Exponential, Quadratic & Logarithmic Modeling

Introduction

In Chapter 3, we saw that when looking for relationships between data sets it is often useful to create a scatter plot of the data. Remember that the data should be quantitative and in paired form. We do this be designating one data set to be the explanatory variable (x) and one data sets to be the response variable (y). The choosing of the explanatory and response variables is very important. Remember to choose the response variable to the one that might naturally responds to changes in the explanatory variable. Every case is different and in some paired data either data set might be the response. Remember that if you plan to find a function which can describe the relationship between the variables, then we will probably use that function to make a prediction. The variable that you want to make a prediction of, should be the response variable. The paired data should also be quantitative, which means that it should be a measurable quantity with defined units, not counts in categories.

For example, let’s take a look at the following paired data set giving the year and the world population in that year. Note that “-500” means 500 B.C.

Year / World Population in Billions
-500 / 0.1
1 / 0.2
1000 / 0.31
1750 / 0.791
1800 / 0.978
1850 / 1.262
1900 / 1.65
1950 / 2.519

In thinking about this paired data we wonder if there is a relationship, but which variable should be the explanatory and which should be the response? It seems logical that the population might change or respond depending on the year, so we will make the year be the explanatory variable (x) and the world population be the response variable (y).

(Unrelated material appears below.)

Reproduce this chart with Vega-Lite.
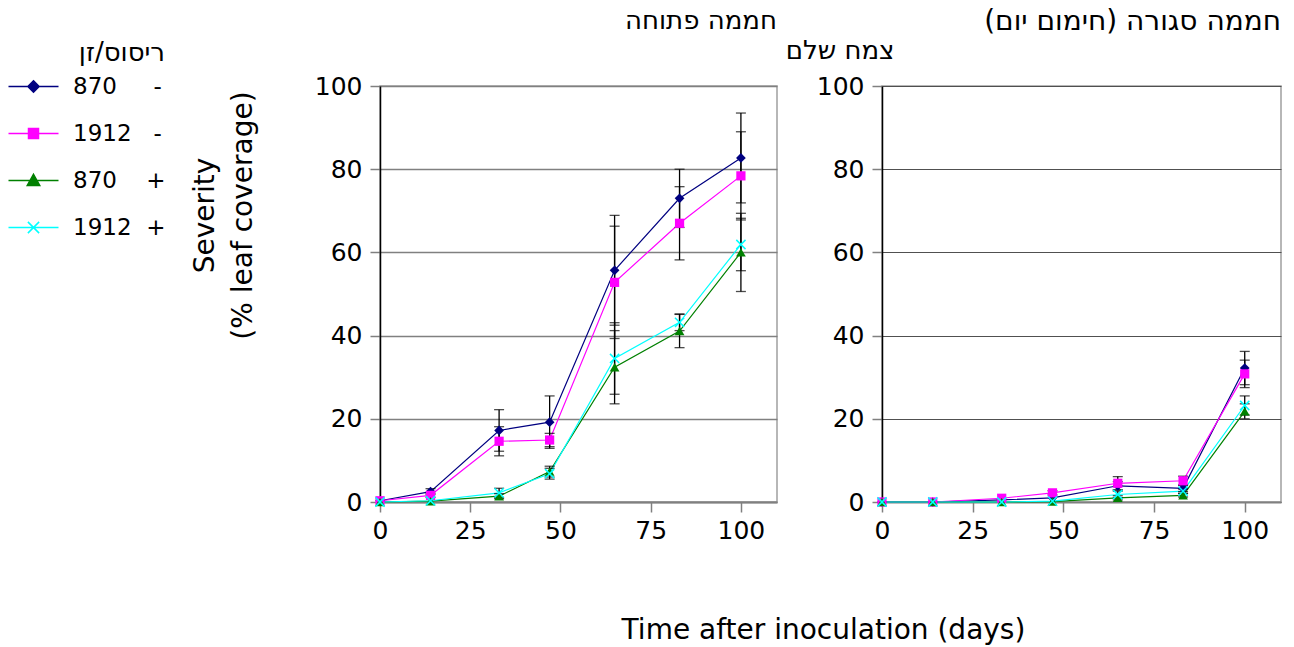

Plugging the data into a Statistics software program called Statcato, we get the following scatterplot.

From our training in chapter 3, we notice right away that this graph does not have a linear shape. Using Statcato, we find that the correlation coefficient for the graph is r = 0.767 . Graphing the least squares regression line, the graph confirms that this scatterplot does not match the regression line. Notice that Statcato does gives us the equation of the regression line , but it is clear that this line is not a good model for the data.

Let’s look at this scatterplot again. Just because there doesn’t seem to be a linear relationship, does not mean there is no relationship at all. In fact the scatter plot shows a very strong curved relationship in the data. If our goal is to make predictions of what the world population will be, we would need to find a function that matches that curve.

Hence, it is useful for anyone studying data to have some knowledge of curved (non-linear) functions.